-- START --

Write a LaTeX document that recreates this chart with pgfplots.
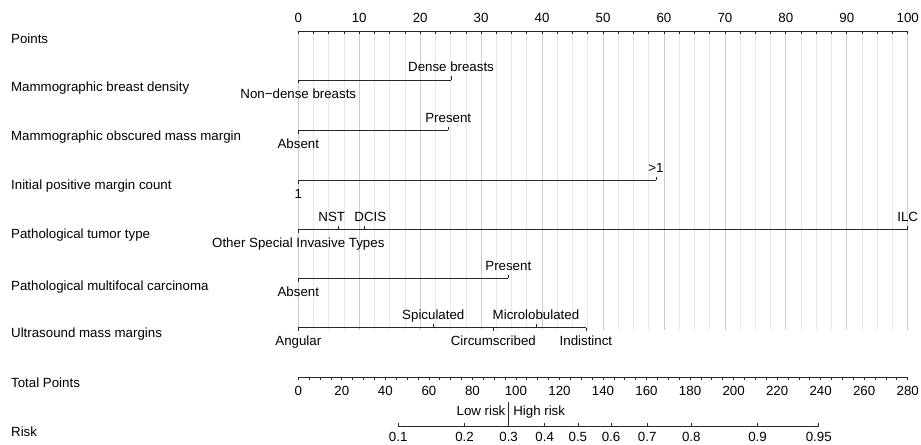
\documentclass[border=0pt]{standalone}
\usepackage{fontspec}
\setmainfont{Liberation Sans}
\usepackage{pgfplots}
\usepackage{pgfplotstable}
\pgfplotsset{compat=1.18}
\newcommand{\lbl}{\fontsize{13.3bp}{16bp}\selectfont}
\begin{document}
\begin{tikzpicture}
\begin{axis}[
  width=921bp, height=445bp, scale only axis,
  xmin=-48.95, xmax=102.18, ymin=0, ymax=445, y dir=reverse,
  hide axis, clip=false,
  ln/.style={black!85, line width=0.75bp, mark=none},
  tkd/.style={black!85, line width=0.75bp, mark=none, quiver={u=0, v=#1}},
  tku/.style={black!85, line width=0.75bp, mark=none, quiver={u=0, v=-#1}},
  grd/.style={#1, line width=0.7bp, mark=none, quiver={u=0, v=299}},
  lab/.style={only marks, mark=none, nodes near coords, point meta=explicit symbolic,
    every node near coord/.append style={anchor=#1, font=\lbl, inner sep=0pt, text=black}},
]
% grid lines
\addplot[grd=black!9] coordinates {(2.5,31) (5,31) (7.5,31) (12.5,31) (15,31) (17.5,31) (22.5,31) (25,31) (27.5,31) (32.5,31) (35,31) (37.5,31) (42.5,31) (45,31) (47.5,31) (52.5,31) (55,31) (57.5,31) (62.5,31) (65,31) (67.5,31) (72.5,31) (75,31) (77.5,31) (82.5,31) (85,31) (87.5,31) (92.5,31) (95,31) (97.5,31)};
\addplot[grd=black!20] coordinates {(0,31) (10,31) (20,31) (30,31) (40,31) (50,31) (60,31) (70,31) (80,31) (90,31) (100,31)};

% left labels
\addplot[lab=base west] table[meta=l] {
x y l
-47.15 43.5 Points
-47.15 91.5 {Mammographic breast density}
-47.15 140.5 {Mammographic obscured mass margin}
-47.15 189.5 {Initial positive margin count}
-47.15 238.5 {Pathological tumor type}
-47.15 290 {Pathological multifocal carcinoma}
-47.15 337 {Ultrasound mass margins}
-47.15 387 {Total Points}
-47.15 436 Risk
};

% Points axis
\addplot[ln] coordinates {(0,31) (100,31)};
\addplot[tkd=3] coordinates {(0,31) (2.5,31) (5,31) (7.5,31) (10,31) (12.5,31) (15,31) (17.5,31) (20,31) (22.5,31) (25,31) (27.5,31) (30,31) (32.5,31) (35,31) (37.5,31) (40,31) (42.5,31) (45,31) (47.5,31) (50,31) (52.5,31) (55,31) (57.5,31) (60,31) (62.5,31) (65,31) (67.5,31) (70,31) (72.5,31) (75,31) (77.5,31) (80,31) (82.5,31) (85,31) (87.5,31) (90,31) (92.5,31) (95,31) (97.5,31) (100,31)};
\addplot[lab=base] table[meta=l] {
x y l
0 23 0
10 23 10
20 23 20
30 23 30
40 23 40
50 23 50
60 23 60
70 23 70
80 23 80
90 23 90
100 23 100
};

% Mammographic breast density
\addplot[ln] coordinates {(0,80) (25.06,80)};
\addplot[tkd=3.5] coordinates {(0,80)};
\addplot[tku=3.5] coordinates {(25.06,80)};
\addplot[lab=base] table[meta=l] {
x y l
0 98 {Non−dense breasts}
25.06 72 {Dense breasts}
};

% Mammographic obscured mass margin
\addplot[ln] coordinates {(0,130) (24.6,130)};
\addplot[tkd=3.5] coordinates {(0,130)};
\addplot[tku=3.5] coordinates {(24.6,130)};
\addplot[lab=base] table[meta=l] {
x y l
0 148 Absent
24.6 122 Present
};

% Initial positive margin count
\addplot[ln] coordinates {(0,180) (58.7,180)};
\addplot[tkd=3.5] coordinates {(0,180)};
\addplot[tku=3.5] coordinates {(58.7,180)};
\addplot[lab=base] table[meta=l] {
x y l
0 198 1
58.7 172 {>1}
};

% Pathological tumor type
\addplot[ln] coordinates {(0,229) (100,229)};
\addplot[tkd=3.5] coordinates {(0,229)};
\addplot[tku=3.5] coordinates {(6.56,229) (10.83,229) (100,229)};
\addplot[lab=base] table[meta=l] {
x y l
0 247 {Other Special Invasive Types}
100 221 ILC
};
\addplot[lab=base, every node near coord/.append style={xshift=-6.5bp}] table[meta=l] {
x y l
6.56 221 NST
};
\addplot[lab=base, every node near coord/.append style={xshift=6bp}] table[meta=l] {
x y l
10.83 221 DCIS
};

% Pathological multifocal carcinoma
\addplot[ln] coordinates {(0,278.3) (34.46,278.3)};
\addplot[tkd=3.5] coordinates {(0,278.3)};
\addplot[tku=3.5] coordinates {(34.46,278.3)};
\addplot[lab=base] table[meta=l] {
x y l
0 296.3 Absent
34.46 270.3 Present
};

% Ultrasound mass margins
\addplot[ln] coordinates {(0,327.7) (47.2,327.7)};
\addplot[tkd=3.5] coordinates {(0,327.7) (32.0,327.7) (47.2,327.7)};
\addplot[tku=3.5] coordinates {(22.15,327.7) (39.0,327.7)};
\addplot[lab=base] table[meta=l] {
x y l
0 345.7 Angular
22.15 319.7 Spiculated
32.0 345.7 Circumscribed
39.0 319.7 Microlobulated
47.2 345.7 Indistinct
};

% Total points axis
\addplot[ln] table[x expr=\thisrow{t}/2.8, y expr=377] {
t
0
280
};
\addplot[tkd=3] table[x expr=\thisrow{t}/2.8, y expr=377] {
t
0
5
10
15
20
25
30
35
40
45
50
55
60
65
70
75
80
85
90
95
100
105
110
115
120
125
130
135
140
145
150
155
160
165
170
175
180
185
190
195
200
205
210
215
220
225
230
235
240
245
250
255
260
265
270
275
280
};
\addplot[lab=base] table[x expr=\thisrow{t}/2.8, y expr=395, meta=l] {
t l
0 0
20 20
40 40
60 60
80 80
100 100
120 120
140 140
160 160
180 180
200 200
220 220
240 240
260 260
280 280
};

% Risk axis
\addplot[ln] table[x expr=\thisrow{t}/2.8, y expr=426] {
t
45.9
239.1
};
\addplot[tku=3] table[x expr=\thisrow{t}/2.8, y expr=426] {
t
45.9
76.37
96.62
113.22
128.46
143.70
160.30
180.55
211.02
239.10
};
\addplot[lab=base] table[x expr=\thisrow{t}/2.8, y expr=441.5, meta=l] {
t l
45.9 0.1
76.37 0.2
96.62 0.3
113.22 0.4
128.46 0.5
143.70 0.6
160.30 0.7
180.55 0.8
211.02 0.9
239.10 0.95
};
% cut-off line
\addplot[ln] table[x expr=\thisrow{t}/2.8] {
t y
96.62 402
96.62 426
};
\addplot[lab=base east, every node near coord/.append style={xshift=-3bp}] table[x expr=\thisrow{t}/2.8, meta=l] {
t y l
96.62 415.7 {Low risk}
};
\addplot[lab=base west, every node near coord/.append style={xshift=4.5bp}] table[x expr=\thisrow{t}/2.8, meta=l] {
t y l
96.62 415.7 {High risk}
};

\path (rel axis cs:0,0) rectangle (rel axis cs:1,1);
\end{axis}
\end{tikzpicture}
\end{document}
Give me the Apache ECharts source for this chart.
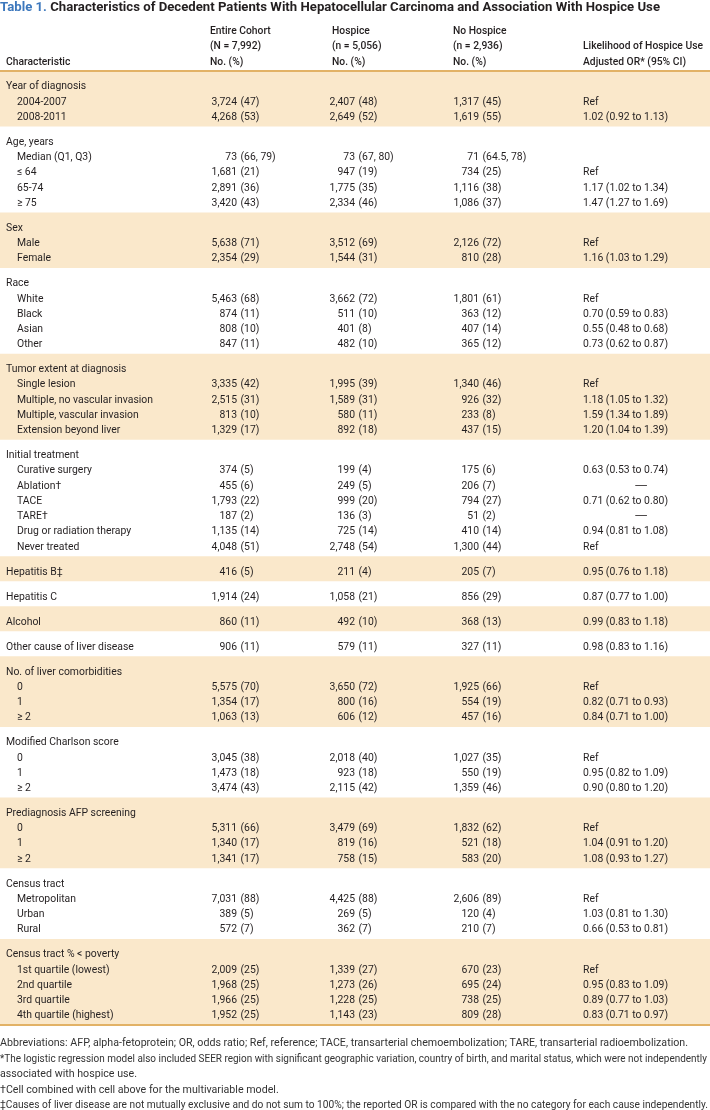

-- END --

Using the data above, print every line exactly, omitting pictures.

▸ RESULT OF THE TASK:
Write a LaTeX document that recreates this chart with pgfplots.
\documentclass[border=0pt]{standalone}
\usepackage{fontspec}
\setmainfont{Liberation Sans}
\usepackage{pgfplots}
\usepackage{pgfplotstable}
\pgfplotsset{compat=1.18}
\newcommand{\lbl}{\fontsize{13.3bp}{16bp}\selectfont}
\begin{document}
\begin{tikzpicture}
\begin{axis}[
  width=921bp, height=445bp, scale only axis,
  xmin=-48.95, xmax=102.18, ymin=0, ymax=445, y dir=reverse,
  hide axis, clip=false,
  ln/.style={black!85, line width=0.75bp, mark=none},
  tkd/.style={black!85, line width=0.75bp, mark=none, quiver={u=0, v=#1}},
  tku/.style={black!85, line width=0.75bp, mark=none, quiver={u=0, v=-#1}},
  grd/.style={#1, line width=0.7bp, mark=none, quiver={u=0, v=299}},
  lab/.style={only marks, mark=none, nodes near coords, point meta=explicit symbolic,
    every node near coord/.append style={anchor=#1, font=\lbl, inner sep=0pt, text=black}},
]
% grid lines
\addplot[grd=black!9] coordinates {(2.5,31) (5,31) (7.5,31) (12.5,31) (15,31) (17.5,31) (22.5,31) (25,31) (27.5,31) (32.5,31) (35,31) (37.5,31) (42.5,31) (45,31) (47.5,31) (52.5,31) (55,31) (57.5,31) (62.5,31) (65,31) (67.5,31) (72.5,31) (75,31) (77.5,31) (82.5,31) (85,31) (87.5,31) (92.5,31) (95,31) (97.5,31)};
\addplot[grd=black!20] coordinates {(0,31) (10,31) (20,31) (30,31) (40,31) (50,31) (60,31) (70,31) (80,31) (90,31) (100,31)};

% left labels
\addplot[lab=base west] table[meta=l] {
x y l
-47.15 43.5 Points
-47.15 91.5 {Mammographic breast density}
-47.15 140.5 {Mammographic obscured mass margin}
-47.15 189.5 {Initial positive margin count}
-47.15 238.5 {Pathological tumor type}
-47.15 290 {Pathological multifocal carcinoma}
-47.15 337 {Ultrasound mass margins}
-47.15 387 {Total Points}
-47.15 436 Risk
};

% Points axis
\addplot[ln] coordinates {(0,31) (100,31)};
\addplot[tkd=3] coordinates {(0,31) (2.5,31) (5,31) (7.5,31) (10,31) (12.5,31) (15,31) (17.5,31) (20,31) (22.5,31) (25,31) (27.5,31) (30,31) (32.5,31) (35,31) (37.5,31) (40,31) (42.5,31) (45,31) (47.5,31) (50,31) (52.5,31) (55,31) (57.5,31) (60,31) (62.5,31) (65,31) (67.5,31) (70,31) (72.5,31) (75,31) (77.5,31) (80,31) (82.5,31) (85,31) (87.5,31) (90,31) (92.5,31) (95,31) (97.5,31) (100,31)};
\addplot[lab=base] table[meta=l] {
x y l
0 23 0
10 23 10
20 23 20
30 23 30
40 23 40
50 23 50
60 23 60
70 23 70
80 23 80
90 23 90
100 23 100
};

% Mammographic breast density
\addplot[ln] coordinates {(0,80) (25.06,80)};
\addplot[tkd=3.5] coordinates {(0,80)};
\addplot[tku=3.5] coordinates {(25.06,80)};
\addplot[lab=base] table[meta=l] {
x y l
0 98 {Non−dense breasts}
25.06 72 {Dense breasts}
};

% Mammographic obscured mass margin
\addplot[ln] coordinates {(0,130) (24.6,130)};
\addplot[tkd=3.5] coordinates {(0,130)};
\addplot[tku=3.5] coordinates {(24.6,130)};
\addplot[lab=base] table[meta=l] {
x y l
0 148 Absent
24.6 122 Present
};

% Initial positive margin count
\addplot[ln] coordinates {(0,180) (58.7,180)};
\addplot[tkd=3.5] coordinates {(0,180)};
\addplot[tku=3.5] coordinates {(58.7,180)};
\addplot[lab=base] table[meta=l] {
x y l
0 198 1
58.7 172 {>1}
};

% Pathological tumor type
\addplot[ln] coordinates {(0,229) (100,229)};
\addplot[tkd=3.5] coordinates {(0,229)};
\addplot[tku=3.5] coordinates {(6.56,229) (10.83,229) (100,229)};
\addplot[lab=base] table[meta=l] {
x y l
0 247 {Other Special Invasive Types}
100 221 ILC
};
\addplot[lab=base, every node near coord/.append style={xshift=-6.5bp}] table[meta=l] {
x y l
6.56 221 NST
};
\addplot[lab=base, every node near coord/.append style={xshift=6bp}] table[meta=l] {
x y l
10.83 221 DCIS
};

% Pathological multifocal carcinoma
\addplot[ln] coordinates {(0,278.3) (34.46,278.3)};
\addplot[tkd=3.5] coordinates {(0,278.3)};
\addplot[tku=3.5] coordinates {(34.46,278.3)};
\addplot[lab=base] table[meta=l] {
x y l
0 296.3 Absent
34.46 270.3 Present
};

% Ultrasound mass margins
\addplot[ln] coordinates {(0,327.7) (47.2,327.7)};
\addplot[tkd=3.5] coordinates {(0,327.7) (32.0,327.7) (47.2,327.7)};
\addplot[tku=3.5] coordinates {(22.15,327.7) (39.0,327.7)};
\addplot[lab=base] table[meta=l] {
x y l
0 345.7 Angular
22.15 319.7 Spiculated
32.0 345.7 Circumscribed
39.0 319.7 Microlobulated
47.2 345.7 Indistinct
};

% Total points axis
\addplot[ln] table[x expr=\thisrow{t}/2.8, y expr=377] {
t
0
280
};
\addplot[tkd=3] table[x expr=\thisrow{t}/2.8, y expr=377] {
t
0
5
10
15
20
25
30
35
40
45
50
55
60
65
70
75
80
85
90
95
100
105
110
115
120
125
130
135
140
145
150
155
160
165
170
175
180
185
190
195
200
205
210
215
220
225
230
235
240
245
250
255
260
265
270
275
280
};
\addplot[lab=base] table[x expr=\thisrow{t}/2.8, y expr=395, meta=l] {
t l
0 0
20 20
40 40
60 60
80 80
100 100
120 120
140 140
160 160
180 180
200 200
220 220
240 240
260 260
280 280
};

% Risk axis
\addplot[ln] table[x expr=\thisrow{t}/2.8, y expr=426] {
t
45.9
239.1
};
\addplot[tku=3] table[x expr=\thisrow{t}/2.8, y expr=426] {
t
45.9
76.37
96.62
113.22
128.46
143.70
160.30
180.55
211.02
239.10
};
\addplot[lab=base] table[x expr=\thisrow{t}/2.8, y expr=441.5, meta=l] {
t l
45.9 0.1
76.37 0.2
96.62 0.3
113.22 0.4
128.46 0.5
143.70 0.6
160.30 0.7
180.55 0.8
211.02 0.9
239.10 0.95
};
% cut-off line
\addplot[ln] table[x expr=\thisrow{t}/2.8] {
t y
96.62 402
96.62 426
};
\addplot[lab=base east, every node near coord/.append style={xshift=-3bp}] table[x expr=\thisrow{t}/2.8, meta=l] {
t y l
96.62 415.7 {Low risk}
};
\addplot[lab=base west, every node near coord/.append style={xshift=4.5bp}] table[x expr=\thisrow{t}/2.8, meta=l] {
t y l
96.62 415.7 {High risk}
};

\path (rel axis cs:0,0) rectangle (rel axis cs:1,1);
\end{axis}
\end{tikzpicture}
\end{document}
Give me the Apache ECharts source for this chart.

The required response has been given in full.